Nancy’s response is a model of judicious, careful, and thoughtful argument. I don’t find much in it to disagree with. Which raises the question: why are our overall evaluations of partisanship so different? We both see a mix of good and bad in both partisanship and antipartisanship, so why does she end up siding with the former while I throw in with the latter?
First, I think, is a matter of differences in focus. Nancy is taking the wide view of a political theorist, looking at political parties as a general phenomenon and pointing out the underappreciated good things they do to make democratic politics work as well as it does. I, on the other hand, am looking at partisanship as a think tank wonk engaged in the contemporary American debate about public policy. From where I stand, it is quite clear that partisanship is an enduring frustration. I regularly see brilliant intellectuals and highly knowledgeable experts on both sides of the aisle whose contributions to our understanding of how the world works are compromised by tribal partisan loyalties and emotional commitments to semi-coherent ideological narratives. And I can’t help but think that’s a terrible shame. I understand that politicians have to be political, and that’s fine. But why do outsiders — academics, journalists, think tank scholars — who do not hold or seek political power have to be politicized? I can’t imagine that Nancy would deny the very sharp conflict between the ethic of partisanship and the ethic of intellectual integrity. To Nancy, though, it’s just a small piece of the larger puzzle she is examining. For me, though, that piece is where I work.
Another difference, I suspect, is a difference in overall attitude toward politics. A clue about this possible difference crops up when Nancy, in discussing partisan zeal, counters that “we should not allow this concern to trump our concern for the more widespread, enduring, and dangerous phenomenon of apathy and disengagement.” I have to say, apathy and disengagement don’t worry me much at all. I think democratic politics is by its nature a dirty business — necessary to be sure, but squalid all the same. To my way of thinking, romanticizing the often stomach-turning reality of mass representative democracy is far more dangerous than apathy and disdain. Yes, parties serve a useful social function. So do loan sharks and prostitutes. It doesn’t follow, though, that I should think highly of the individuals who fulfill these functions.

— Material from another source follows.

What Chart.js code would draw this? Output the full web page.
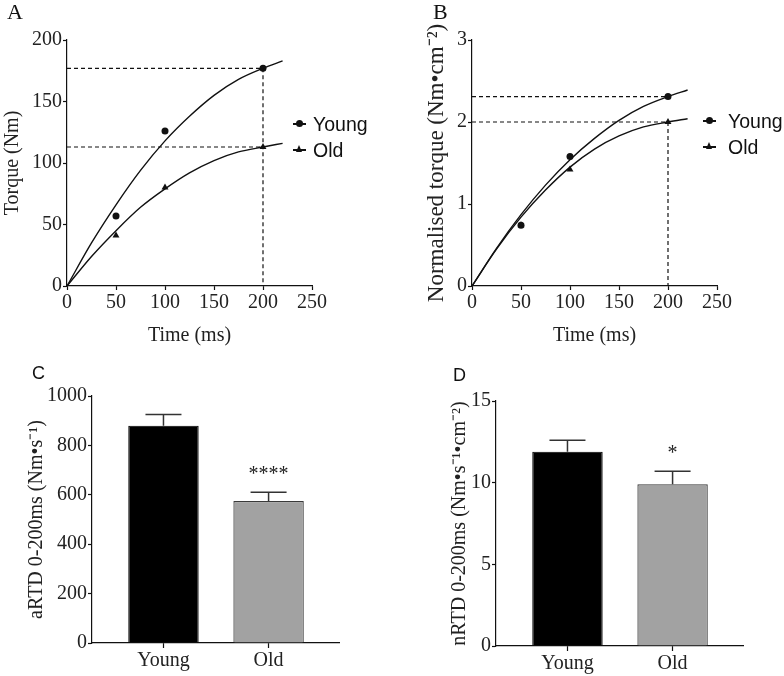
<!DOCTYPE html>
<html>
<head>
<meta charset="utf-8">
<script src="https://cdn.jsdelivr.net/npm/chart.js@4/dist/chart.umd.min.js"></script>
<style>
  body { margin: 0; background: #fff; }
  #fig { position: relative; width: 784px; height: 676px; overflow: hidden; }
  canvas, .lbl, .leg { position: absolute; }
  .lbl { font-family: 'Liberation Serif', serif; font-size: 22px; line-height: 22px; color: #111; }
  .lbl.sans { font-family: 'Liberation Sans', sans-serif; font-size: 18px; }
  .leg { font-family: 'Liberation Sans', sans-serif; font-size: 19.5px; line-height: 26px; color: #111; }
  .leg div { position: relative; height: 26px; }
  .leg i { position: absolute; left: 0; top: 12px; width: 13px; height: 1.5px; background: #111; }
  .leg b { position: absolute; }
  .leg b.dot { left: 3px; top: 9px; width: 7px; height: 7px; border-radius: 50%; background: #111; }
  .leg b.tri { left: 3px; top: 8px; width: 0; height: 0; border-left: 3.5px solid transparent;
               border-right: 3.5px solid transparent; border-bottom: 7px solid #111; }
</style>
</head>
<body>
<div id="fig">
  <canvas id="chartA" width="400" height="350" style="left:0;top:0"></canvas>
  <canvas id="chartB" width="384" height="350" style="left:400px;top:0"></canvas>
  <canvas id="chartC" width="400" height="326" style="left:0;top:350px"></canvas>
  <canvas id="chartD" width="384" height="326" style="left:400px;top:350px"></canvas>

  <div class="lbl" style="left:7px;top:1px">A</div>
  <div class="lbl" style="left:433px;top:1px">B</div>
  <div class="lbl sans" style="left:32px;top:362px">C</div>
  <div class="lbl sans" style="left:453px;top:364px">D</div>

  <div class="leg" style="left:293px;top:111px">
    <div style="padding-left:20px"><i></i><b class="dot"></b>Young</div>
    <div style="padding-left:20px"><i></i><b class="tri"></b>Old</div>
  </div>
  <div class="leg" style="left:703px;top:108px">
    <div style="padding-left:25px"><i></i><b class="dot"></b>Young</div>
    <div style="padding-left:25px"><i></i><b class="tri"></b>Old</div>
  </div>
</div>

<script>
// measured points (ms)
const timeMs = [50, 100, 200];
const youngTorque = [57, 126, 177];
const oldTorque = [41, 80, 113];
const youngNorm = [0.74, 1.58, 2.31];
const oldNorm = [0.74, 1.42, 2.0];

// fitted curves
const fitTime = [0, 25, 50, 75, 100, 125, 150, 175, 200, 220];
const youngTorqueFit = [0, 35, 66, 94, 118, 138, 155, 168, 177, 183];
const oldTorqueFit = [0, 24, 45, 64, 79, 92, 102, 109, 113, 116];
const youngNormFit = [0, 0.46, 0.87, 1.23, 1.54, 1.80, 2.02, 2.19, 2.31, 2.39];
const oldNormFit = [0, 0.45, 0.84, 1.17, 1.45, 1.67, 1.83, 1.94, 2.0, 2.04];

// bar panels
const groups = ['Young', 'Old'];
const artdMean = [880, 575];
const artdSem = [45, 35];
const nrtdMean = [11.9, 9.9];
const nrtdSem = [0.7, 0.8];
const artdStars = ['', '****'];
const nrtdStars = ['', '*'];

const ink = '#111';
Chart.defaults.font.family = "'Liberation Serif', serif";
Chart.defaults.font.size = 20;
Chart.defaults.color = '#222';
Chart.defaults.animation = false;
Chart.defaults.plugins.legend.display = false;
Chart.defaults.plugins.tooltip.enabled = false;

function pts(xs, ys) {
  return xs.map((x, i) => ({ x: x, y: ys[i] }));
}

function axis(min, max, step, size, title, titlePad, titleSize) {
  return {
    type: 'linear', min: min, max: max, offset: false,
    ticks: { stepSize: step, padding: 1, maxRotation: 0, autoSkip: false, callback: v => String(v) },
    grid: { drawOnChartArea: false, offset: false, tickLength: 4, tickColor: ink, tickWidth: 1.2 },
    border: { color: ink, width: 1.2 },
    title: { display: !!title, text: title, padding: titlePad, font: { size: titleSize || 20 } },
    afterFit: s => { if (s.isHorizontal()) s.height = size; else s.width = size; }
  };
}

function line(data, dash, curved) {
  return {
    data: data, showLine: true, borderColor: ink, borderWidth: dash ? 1.2 : 1.4,
    borderDash: dash ? [4, 3] : [], pointRadius: 0, clip: false,
    cubicInterpolationMode: curved ? 'monotone' : 'default'
  };
}

function marks(data, style) {
  return {
    data: data, pointStyle: style, pointRadius: style === 'triangle' ? 4 : 3.5,
    backgroundColor: ink, borderColor: ink, borderWidth: 0, clip: false
  };
}

function timeChart(id, young, old, youngFit, oldFit, yMax, yStep, yWidth, yTitle, yPad, ySize, padRight, youngDrop) {
  const last = timeMs.length - 1;
  const tEnd = timeMs[last];
  const youngGuide = [{ x: 0, y: young[last] }, { x: tEnd, y: young[last] }];
  const oldGuide = [{ x: 0, y: old[last] }, { x: tEnd, y: old[last] }];
  if (youngDrop) youngGuide.push({ x: tEnd, y: 0 }); else oldGuide.push({ x: tEnd, y: 0 });
  new Chart(document.getElementById(id), {
    type: 'scatter',
    data: {
      datasets: [
        marks(pts(timeMs, young), 'circle'),
        marks(pts(timeMs, old), 'triangle'),
        line(pts(fitTime, youngFit), false, true),
        line(pts(fitTime, oldFit), false, true),
        line(youngGuide, true),
        line(oldGuide, true)
      ]
    },
    options: {
      responsive: false,
      layout: { padding: { top: 40, right: padRight, left: 0, bottom: 0 } },
      scales: {
        x: axis(0, 250, 50, 64, 'Time (ms)', { top: 0, bottom: 2 }),
        y: axis(0, yMax, yStep, yWidth, yTitle, yPad, ySize)
      }
    }
  });
}

function errorBars(means, sems, stars) {
  return {
    id: 'errorBars',
    afterDatasetsDraw(chart) {
      const ctx = chart.ctx, xs = chart.scales.x, ys = chart.scales.y;
      ctx.save();
      ctx.strokeStyle = '#333';
      ctx.lineWidth = 1.5;
      means.forEach((m, i) => {
        const px = xs.getPixelForValue(i + 1);
        const base = ys.getPixelForValue(m);
        const top = ys.getPixelForValue(m + sems[i]);
        ctx.beginPath();
        ctx.moveTo(px, base);
        ctx.lineTo(px, top);
        ctx.moveTo(px - 18, top);
        ctx.lineTo(px + 18, top);
        ctx.stroke();
        if (stars[i]) {
          ctx.fillStyle = '#222';
          ctx.font = "20px 'Liberation Serif'";
          ctx.textAlign = 'center';
          ctx.textBaseline = 'alphabetic';
          ctx.fillText(stars[i], px, top - 12);
        }
      });
      ctx.restore();
    }
  };
}

function barChart(id, means, sems, stars, yMax, yStep, yWidth, xHeight, padTop, padRight, yTitle, yPad, ySize) {
  const xAxis = axis(0.32, 2.67, 1, xHeight);
  xAxis.grid.tickLength = 5;
  xAxis.afterBuildTicks = s => { s.ticks = groups.map((g, i) => ({ value: i + 1 })); };
  xAxis.ticks.callback = v => groups[v - 1];
  new Chart(document.getElementById(id), {
    type: 'bar',
    data: {
      datasets: [{
        data: pts(groups.map((g, i) => i + 1), means),
        backgroundColor: ['#000', '#a2a2a2'],
        borderColor: ['#000', '#3a3a3a'],
        borderWidth: 1.2,
        barPercentage: 0.67,
        categoryPercentage: 1
      }]
    },
    options: {
      responsive: false,
      layout: { padding: { top: padTop, right: padRight, left: 0, bottom: 0 } },
      scales: {
        x: xAxis,
        y: axis(0, yMax, yStep, yWidth, yTitle, yPad, ySize)
      }
    },
    plugins: [errorBars(means, sems, stars)]
  });
}

timeChart('chartA', youngTorque, oldTorque, youngTorqueFit, oldTorqueFit, 200, 50, 67,
  'Torque (Nm)', { top: 1 }, 20, 88, true);
timeChart('chartB', youngNorm, oldNorm, youngNormFit, oldNormFit, 3, 1, 72,
  'Normalised torque (Nm\u2022cm\u207B\u00B2)', { top: 23 }, 23, 67, false);

barChart('chartC', artdMean, artdSem, artdStars, 1000, 200, 92, 33, 46, 61,
  'aRTD 0-200ms (Nm\u2022s\u207B\u00B9)', { top: 25 }, 20);
barChart('chartD', nrtdMean, nrtdSem, nrtdStars, 15, 5, 96, 30, 51, 41,
  'nRTD 0-200ms (Nm\u2022s\u207B\u00B9\u2022cm\u207B\u00B2)', { top: 48 }, 20);
</script>
</body>
</html>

Finally (for now, at least), Nancy makes the excellent point that partisanship has virtues at the collective, systemic level that may not be apparent when examining individual partisans. I wonder if she has failed to extend the same broadened view to antipartisanship. So generally attentive to pluralism, she nonetheless seems to want to wish antipartisanship out of existence. Is there really no place for us non-belongers in this incredibly diverse society? Is there no positive function we serve? I agree with Nancy that, over the long run (and in healthy, stable democracies), the desire to win elections serves as a constraint on partisanship’s worst vices. But might not the strain of disdain for politics and politicians that runs through American culture — and that is fed by people like me — serve as an additional constraint? When you know that a good chunk of people think what both you and your opponents are doing is contemptible, surely that puts some damper on your Manichean pretensions.